Patriots owner thinks London is ready for NFL team
Despite the time-zone differences and a world of other complications, Patriots owner Robert Kraft said on Saturday that he thinks London is ready for its own NFL team.
“You’re already hosting the Premier League, and we believe we’re the premier sport in the world,” Kraft told the crowd at a rally in London’s Trafalgar Square. “I think London has shown, with the way they’ve handled the Olympics and every other major sporting event, that it’s time for you to have your own NFL franchise, based in London.”
Sunday’s game, in which the Patriots will play the St. Louis Rams at Wembley Stadium, is the sixth regular-season NFL game held in London. The Jacksonville Jaguars will play one “home” game there in each of the next four seasons, which will help Londoners build something of a relationship with the team.

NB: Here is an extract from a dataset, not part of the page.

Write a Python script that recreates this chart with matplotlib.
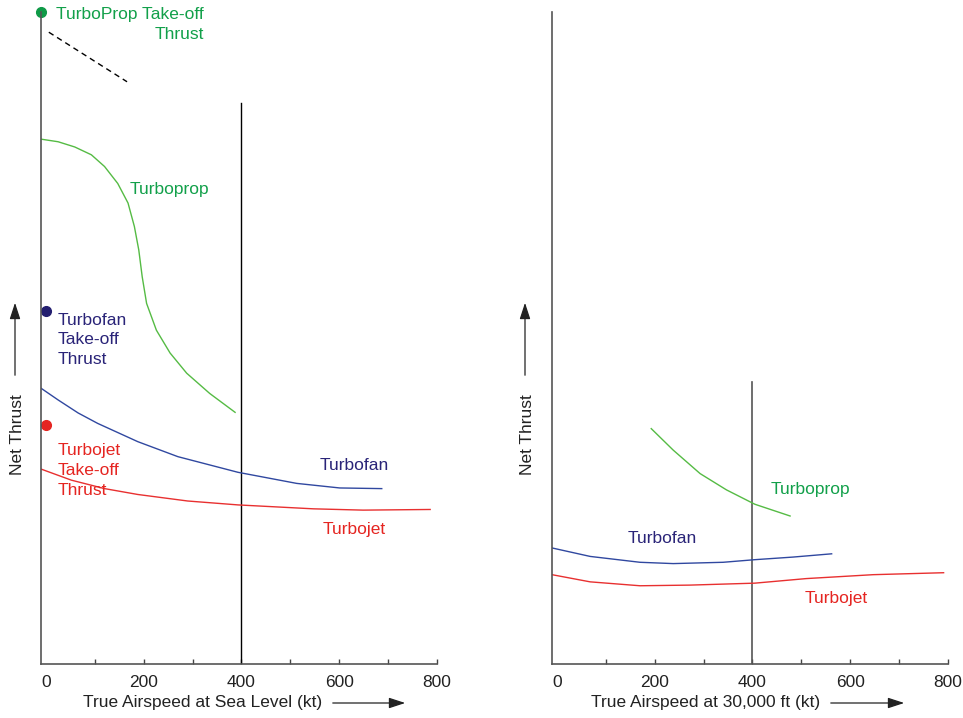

“Whatever we can do to cultivate playing football throughout the world … We’ve been discussing that the NFL, I don’t know if we’ve done as good a job as we could educating the rest of the world what a great game it is,” Kraft said.
It’s true that unlike baseball, which now draws much of its talent from Latin America, or hockey, where Russia and several European countries have dynamic leagues of their own, football is more or less confined to the U.S. The UK does have youth and adult American football organizations, but they’re more or less an afterthought to soccer.
It’s hard to imagine the logistics of travel for a London-based team, which would be on a five-hour time difference from the East Coast and an eight-hour difference from the West Coast, but if the NFL sees a potential profit there, the league may find a way.